Complex formation between mycobacterial polysaccharides or cyclodextrins and palmitoyl coenzyme A.

The mycobacterial polysaccharides MMP (3-O-methyl-mannose-containing polysaccharide), MGLP (lipolysaccharide containing 6-O-methylglucose and glucose), and the cyclodextrins (cyclohexaamylose and cycloheptaamylose) form stoichiometric complexes with palmitoyl-CoA (Machida, Y., Bergeron, R., Flick, P., and Bloch, K. (1973) J. Biol. Chem. 248, 6246-6247). Complex formation is presumed to result from hydrophobic interactions.
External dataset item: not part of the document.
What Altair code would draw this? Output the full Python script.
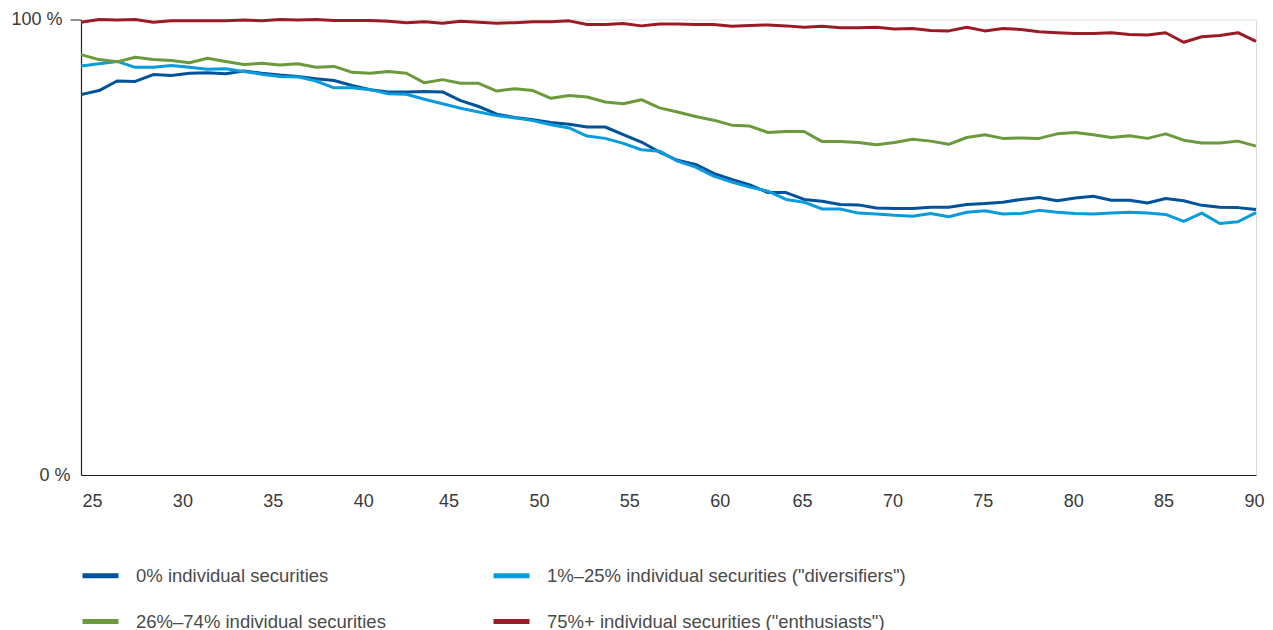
import altair as alt
import pandas as pd

ages = list(range(25, 91))

series_names = [
    "0% individual securities",
    "1%\u201325% individual securities (\"diversifiers\")",
    "26%\u201374% individual securities",
    "75%+ individual securities (\"enthusiasts\")",
]
colors = ["#00539B", "#0A9BDD", "#6B9A3C", "#9B1B24"]

zero_pct = [
    83.5, 84.4, 86.5, 86.4, 87.9, 87.7, 88.2, 88.3, 88.1, 88.7, 88.2, 87.8, 87.5, 87.0, 86.6, 85.5, 84.6, 84.1, 84.1,
    84.2, 84.1, 82.2, 80.9, 79.2, 78.5, 78.0, 77.4, 77.0, 76.4, 76.4, 74.7, 73.1, 70.9,
    69.1, 68.2, 66.2, 64.9, 63.7, 62.0, 62.0, 60.5, 60.1, 59.4, 59.3, 58.6, 58.5, 58.5, 58.8, 58.8,
    59.4, 59.6, 59.9, 60.5, 60.9, 60.2, 60.8, 61.2, 60.3, 60.3, 59.7, 60.7, 60.2, 59.2, 58.8, 58.7, 58.3,
]
diversifiers = [
    89.8, 90.3, 90.8, 89.5, 89.5, 89.9, 89.5, 89.1, 89.2, 88.6, 88.0, 87.5, 87.4, 86.5, 85.0, 85.0, 84.6, 83.7, 83.6,
    82.5, 81.5, 80.5, 79.7, 78.9, 78.4, 77.8, 76.9, 76.2, 74.4, 73.9, 72.8, 71.4, 71.1,
    68.9, 67.6, 65.6, 64.3, 63.2, 62.3, 60.5, 59.9, 58.4, 58.4, 57.5, 57.3, 57.0, 56.8, 57.4, 56.7,
    57.7, 58.0, 57.3, 57.4, 58.1, 57.7, 57.4, 57.3, 57.5, 57.7, 57.5, 57.2, 55.7, 57.5, 55.2, 55.6, 57.6,
]
mid_pct = [
    92.3, 91.2, 90.7, 91.7, 91.2, 91.0, 90.5, 91.5, 90.8, 90.1, 90.4, 90.0, 90.3, 89.5, 89.7, 88.4, 88.2, 88.6, 88.2,
    86.1, 86.8, 86.0, 86.0, 84.3, 84.8, 84.4, 82.7, 83.3, 83.0, 81.9, 81.5, 82.4, 80.6,
    79.7, 78.7, 77.9, 76.8, 76.6, 75.2, 75.4, 75.4, 73.2, 73.2, 73.0, 72.5, 73.0, 73.7, 73.3, 72.6,
    74.1, 74.7, 73.9, 74.0, 73.9, 74.9, 75.2, 74.7, 74.1, 74.5, 73.9, 74.9, 73.5, 72.9, 72.9, 73.3, 72.2,
]
enthusiasts = [
    99.4, 100.0, 99.9, 100.0, 99.4, 99.7, 99.7, 99.7, 99.7, 99.9, 99.7, 100.0, 99.9, 100.0, 99.8, 99.8, 99.8,
    99.6, 99.3, 99.5, 99.2, 99.6, 99.4, 99.2, 99.3, 99.5, 99.5, 99.7, 98.9, 98.9, 99.1, 98.6, 99.0,
    99.0, 98.9, 98.9, 98.5, 98.7, 98.8, 98.6, 98.3, 98.5, 98.2, 98.2, 98.3, 97.9, 98.0, 97.6, 97.5,
    98.3, 97.5, 98.0, 97.8, 97.3, 97.1, 96.9, 96.9, 97.1, 96.7, 96.6, 97.1, 95.0, 96.2, 96.5, 97.1, 95.2,
]

x_ticks = list(range(25, 91, 5))
y_ticks = [0, 100]

rows = []
for name, vals in zip(series_names, [zero_pct, diversifiers, mid_pct, enthusiasts]):
    for a, v in zip(ages, vals):
        rows.append({"age": a, "value": v, "series": name})
df = pd.DataFrame(rows)

FONT = "Liberation Sans"
TEXT = "#3A3A3A"

chart = (
    alt.Chart(df)
    .mark_line(strokeWidth=3, strokeJoin="round")
    .encode(
        x=alt.X(
            "age:Q",
            scale=alt.Scale(domain=[25, 90], nice=False, zero=False),
            axis=alt.Axis(
                values=x_ticks,
                title=None,
                grid=False,
                ticks=False,
                domainColor="#222222",
                domainWidth=1.2,
                labelFont=FONT,
                labelFontSize=18,
                labelColor=TEXT,
                labelPadding=17,
                labelFlush=False,
                labelOffset={
                    "condition": [
                        {"test": "datum.value <= 40", "value": 11},
                        {"test": "datum.value <= 60", "value": 6},
                    ],
                    "value": -2,
                },
            ),
        ),
        y=alt.Y(
            "value:Q",
            scale=alt.Scale(domain=[0, 100], nice=False),
            axis=alt.Axis(
                values=y_ticks,
                title=None,
                grid=False,
                tickSize=11,
                tickColor={"condition": {"test": "datum.value === 0", "value": "transparent"}, "value": "#222222"},
                labelPadding={"condition": {"test": "datum.value === 0", "value": 0}, "value": 8},
                domainColor="#222222",
                domainWidth=1.2,
                labelFont=FONT,
                labelFontSize=18,
                labelColor=TEXT,
                labelExpr="datum.value + ' %'",
            ),
        ),
        color=alt.Color(
            "series:N",
            sort=series_names,
            scale=alt.Scale(domain=series_names, range=colors),
            legend=alt.Legend(
                title=None,
                orient="none",
                legendX=-1,
                legendY=535.5,
                direction="horizontal",
                columns=2,
                columnPadding=97,
                rowPadding=15,
                symbolType="stroke",
                symbolSize=1296,
                symbolStrokeWidth=5,
                labelOffset=15,
                labelFont=FONT,
                labelFontSize=18.5,
                labelColor="#4A4A4A",
                labelLimit=600,
            ),
        ),
    )
    .properties(
        width=1175,
        height=455.5,
        autosize=alt.AutoSizeParams(type="none"),
        padding={"left": 73, "top": 11.5, "right": 9, "bottom": 155},
    )
    .configure_view(stroke=None)
    .configure(background="white")
)

chart.save("out.html", embed_options={"renderer": "svg", "actions": False})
In order to enhance the hydrophobic character of the cyclodextrins the following derivatives have been synthesized: heptakis (2,di-O-propyl)-, heptakis (2,6-di-O-methyl)-, pentakis (6-O-methyl)-, heptakis (3-O-methyl)-, and permethylated beta-cyclo-dextrin. These compounds stimulate fatty acid synthesis catalyzed by the Mycobacterium smegmatis fatty acid synthetase, the magnitude of the effect decreasing in the order in which the alkylated cyclodextrins are listed above. MMP or MGLP are qualitatively indistinguishable from alkylated cyclodextrins both with respect to palmitoyl-CoA binding and with respect to effects on enzyme systems, suggesting that they form inclusion complexes of the same type. On the basis of model building it is postulated that MMP in solution assumes a helical conformation with a hydrophobic channel about 6 A in diameter and approximately 29 A long, dimensions appropriate for accommodating the paraffinic chain of palmitoyl-CoA in the form of an inclusion complex. Since palmitoyl-CoA binds to polysaccharide much more tightly than free palmitate it is further postulated that ionized groups of the CoA moiety of acyl CoA participate in the binding and do so by hydrogen bonding to the hydrophilic exterior of helical MMP. Palmitoyl-CoA, and to a lesser extent palmitate, affect the optical rotation of MMP and also of the alkylated cyclodextrins indicating that complex formation induces conformational changes in the polysaccharides.[1]